Vendor vs. Homegrown System
Data-leakage-prevention software typically can be set either to block outgoing information that should not be leaving the district system, or send a warning to an IT official if it looks as if something that might pose a problem is being sent outside the system. “You really have no control over your borders as to what goes out if you don’t do something like this,” Moore says, referring to systems that monitor the flow of information in organizations.
But experts say it’s not always necessary, or practical, to hire a private company to keep data safe in a district. Fidelis’ data-leakage-prevention package can cost from $40,000 to $500,000, depending on the size of the system, Etue says.
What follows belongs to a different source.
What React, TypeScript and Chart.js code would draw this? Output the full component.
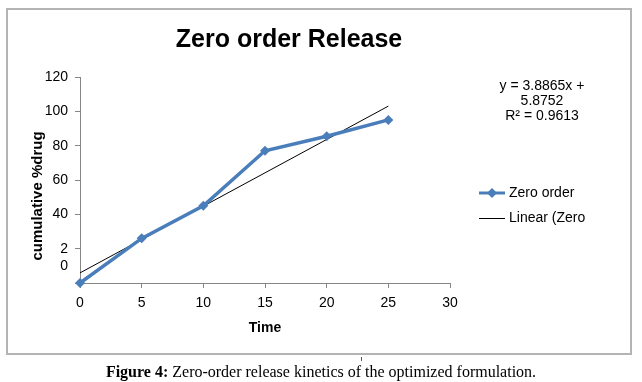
import React, { useEffect, useRef } from "react";
import { Chart, registerables } from "chart.js";

Chart.register(...registerables);

const chartTitle = "Zero order Release";
const xAxisTitle = "Time";
const yAxisTitle = "cumulative %drug";
const timePoints = [0, 5, 10, 15, 20, 25];
const zeroOrder = [0, 26, 45, 77, 85.5, 95];
const trendX = [0, 25];
const trendY = [5.88, 103.04];
const xTickValues = [0, 5, 10, 15, 20, 25, 30];
const yTickValues = [0, 10, 20, 40, 60, 80, 100, 120];
const yTickLabels = ["", "0", "2", "40", "60", "80", "100", "120"];
const equationLines = ["y = 3.8865x +", "5.8752", "R\u00b2 = 0.9613"];
const legendLabels = ["Zero order", "Linear (Zero"];
const caption = "Zero-order release kinetics of the optimized formulation.";

const BLUE = "#4a7ebb";
const AXIS = "#868686";
const FONT = "'Liberation Sans', Arial, sans-serif";

const extrasPlugin = {
  id: "extras",
  afterDraw(chart: any) {
    const ctx = chart.ctx as CanvasRenderingContext2D;
    ctx.save();
    ctx.fillStyle = "#000";
    ctx.textBaseline = "middle";
    ctx.textAlign = "center";
    // Title
    ctx.font = `bold 25px ${FONT}`;
    ctx.fillText(chartTitle, 289, 40);
    // X axis title
    ctx.font = `bold 14px ${FONT}`;
    ctx.fillText(xAxisTitle, 265, 328);
    // Y axis title
    ctx.save();
    ctx.translate(38, 196);
    ctx.rotate(-Math.PI / 2);
    ctx.font = `bold 15px ${FONT}`;
    ctx.fillText(yAxisTitle, 0, 0);
    ctx.restore();
    // Equation
    ctx.font = `14px ${FONT}`;
    equationLines.forEach((l, i) => ctx.fillText(l, 542, 86 + i * 15));
    // Legend
    ctx.textAlign = "left";
    ctx.strokeStyle = BLUE;
    ctx.lineWidth = 3;
    ctx.beginPath();
    ctx.moveTo(479, 193);
    ctx.lineTo(505, 193);
    ctx.stroke();
    ctx.fillStyle = BLUE;
    ctx.beginPath();
    ctx.moveTo(492, 188);
    ctx.lineTo(497, 193);
    ctx.lineTo(492, 198);
    ctx.lineTo(487, 193);
    ctx.closePath();
    ctx.fill();
    ctx.strokeStyle = "#000";
    ctx.lineWidth = 1;
    ctx.beginPath();
    ctx.moveTo(479, 218.5);
    ctx.lineTo(505, 218.5);
    ctx.stroke();
    ctx.fillStyle = "#000";
    ctx.fillText(legendLabels[0], 509, 193);
    ctx.fillText(legendLabels[1], 509, 218);
    ctx.restore();
  },
};

export default function App() {
  const ref = useRef<HTMLCanvasElement>(null);
  useEffect(() => {
    if (!ref.current) return;
    const chart = new Chart(ref.current, {
      type: "scatter",
      data: {
        datasets: [
          {
            label: legendLabels[0],
            data: timePoints.map((t, i) => ({ x: t, y: zeroOrder[i] })),
            showLine: true,
            borderColor: BLUE,
            backgroundColor: BLUE,
            borderWidth: 3.5,
            pointStyle: "rectRot",
            pointRadius: 5,
            pointBorderWidth: 0,
            clip: false,
          } as any,
          {
            label: legendLabels[1],
            data: trendX.map((t, i) => ({ x: t, y: trendY[i] })),
            showLine: true,
            borderColor: "#000",
            borderWidth: 1,
            pointRadius: 0,
            clip: false,
          } as any,
        ],
      },
      options: {
        animation: false,
        responsive: false,
        layout: { padding: { top: 77, right: 192, left: 0, bottom: 0 } },
        plugins: { legend: { display: false }, title: { display: false }, tooltip: { enabled: false } },
        scales: {
          x: {
            type: "linear",
            min: 0,
            max: 30,
            afterFit: (s: any) => {
              s.height = 99;
            },
            afterBuildTicks: (s: any) => {
              s.ticks = xTickValues.map((v) => ({ value: v }));
            },
            ticks: { color: "#000", font: { family: FONT, size: 14 }, padding: 7, autoSkip: false, maxRotation: 0 },
            grid: { drawOnChartArea: false, drawTicks: true, tickLength: 5, tickColor: AXIS },
            border: { color: AXIS, width: 1 },
          },
          y: {
            type: "linear",
            min: 0,
            max: 120,
            afterFit: (s: any) => {
              s.width = 80;
            },
            afterBuildTicks: (s: any) => {
              s.ticks = yTickValues.map((v) => ({ value: v }));
            },
            ticks: {
              color: "#000",
              font: { family: FONT, size: 14 },
              padding: 7,
              autoSkip: false,
              callback: (v: any) => {
                const i = yTickValues.indexOf(Number(v));
                return i >= 0 ? yTickLabels[i] : "";
              },
            },
            grid: {
              drawOnChartArea: false,
              drawTicks: true,
              tickLength: 5,
              tickColor: (c: any) => (c.tick && c.tick.value === 10 ? "rgba(0,0,0,0)" : AXIS),
            },
            border: { color: AXIS, width: 1 },
          },
        },
      },
      plugins: [extrasPlugin],
    });
    return () => chart.destroy();
  }, []);

  return (
    <div style={{ position: "fixed", left: 0, top: 0, width: 642, height: 382, background: "#fff" }}>
      <canvas ref={ref} width={642} height={382} style={{ position: "absolute", left: 0, top: 0, width: 642, height: 382 }} />
      <div
        style={{
          position: "absolute",
          left: 6,
          top: 8,
          width: 626,
          height: 347,
          boxSizing: "border-box",
          border: "2px solid #b4b4b4",
          pointerEvents: "none",
        }}
      />
      <div style={{ position: "absolute", left: 361, top: 357, width: 1, height: 4, background: "#555" }} />
      <div
        style={{
          position: "absolute",
          left: 0,
          top: 362,
          width: 642,
          textAlign: "center",
          fontFamily: "'Liberation Serif', 'Times New Roman', serif",
          fontSize: 16,
          lineHeight: "20px",
          color: "#000",
        }}
      >
        <b>Figure 4:</b> {caption}
      </div>
    </div>
  );
}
In Austin, de Dufour says his department has taken a proactive, homegrown approach to stopping data leakage. The IT staff has made a point, he said, of “creating an architecture that compartmentalizes the data available for leakage.”
That means data is stored separately and can’t be accessed by one particular route. So even if a file of credit card numbers is accessed by a hacker, that person would need to find an alternate way into the system to tap into data holding Social Security numbers. And a third way into the system would be needed to access student files, for example.
The district also targeted an area of risk: data leakage through vendors. The district now makes potential vendors sign a data-sharing agreement and go through a security audit, which quizzes them on how they ensure the district’s data stays safe and what cryptological methods are in place to protect information, de Dufour says.
De Dufour also has an employee on his team whose job is to think about data security on all fronts. “His focus is to make sure security is a serious concern,” de Dufour says. “I wouldn’t trust an outside entity to come in and do this.”